As a convenience, the before, before-matched, after, and after-matched functions may be passed a Block. This will be invoked with the Cro::HTTP::Request or Cro::HTTP::Response object as an argument, and it can mutate the request or response (the return value of the block is ignored). The various response helper functions that are available inside of a route handler are also available, so adding an extra header to the response can be achieved by:

after {
    header 'Strict-transport-security', 'max-age=31536000; includeSubDomains'
}

In some cases, it is desirable for before middleware to itself produce the response. When using the block form, the response symbol and all functions that aid in producing responses are available. The before will be considered to have produced a response if, after it has run, the status of the response has been set. For example, producing a 403 Forbidden response to all requests not coming from the loopback interface could be achieved using:

before {
    forbidden unless .connection.peer-host eq '127.0.0.1' | '::1';
}

A before actually inserts two pipeline components: one that runs the block, and one that outputs any "early" responses produced by the middleware. The latter component is inserted as if it were introducd by an after immediately after the before.
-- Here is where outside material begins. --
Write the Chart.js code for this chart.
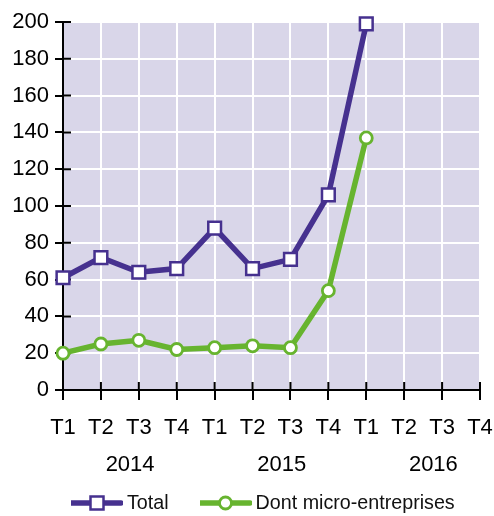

This means that any after middleware specified prior to the before block making the early response will be skipped over.

# WRONG - the first `after` will be skipped over and so never see the 403
# Forbidden
after {
    if .status == 403 && !.has-body {
        content 'text/html', '<h1>Forbidden</h1>';
    }
}
before {
    forbidden unless .request.connection.peer-host eq '127.0.0.1' | '::1';
}

# CORRECT - the `after` is placed after any early response from the `before`
# is inserted into the output pipeline, and so will add the content to the
# response, as desired.
before {
    forbidden unless .request.connection.peer-host eq '127.0.0.1' | '::1';
}
after {
    if .status == 403 && !.has-body {
        content 'text/html', '<h1>Forbidden</h1>';
    }
}

When include is used, the before-matched middleware of the including route block will be applied ahead of any middleware in the target of the include, and the after-matched middleware of the including route block will be applied after the target of the include. Effectively, the middleware of the including route block wraps around those of the included.

Wrapping route handlers§

The around function can be used at route-block level to wrap all handlers within that route block. This could be used to provide uniform exception handling across a set of request handlers.

my $application = route {
    around -> &handler {
        # Invoke the route handler
        handler();
        CATCH {
            # If any handler produces this exception...
            when Some::Domain::Exception::UpdatingOldVersion {
                # ...return a HTTP 409 Conflict response.
                conflict;
            }
        }
    }
}

Both request and response are available inside of an around handler. At the point it is called, the handler to call and its arguments will already have been determined. The most you can do is choose not to invoke the handler. Unlike with after-matched middleware, the default mapping of unhandled exceptions to a 500 status code will not have been performed yet, making it a good place to factor out mapping of domain exceptions into HTTP errors.

The first around call will be the innermost wrapping. Wrappings from an included route block will be considered inner to those in the route block doing the include. If one around handler throws an exception, another handler outer to it may catch it. Unlike with middleware, around handlers are not considered pipeline components.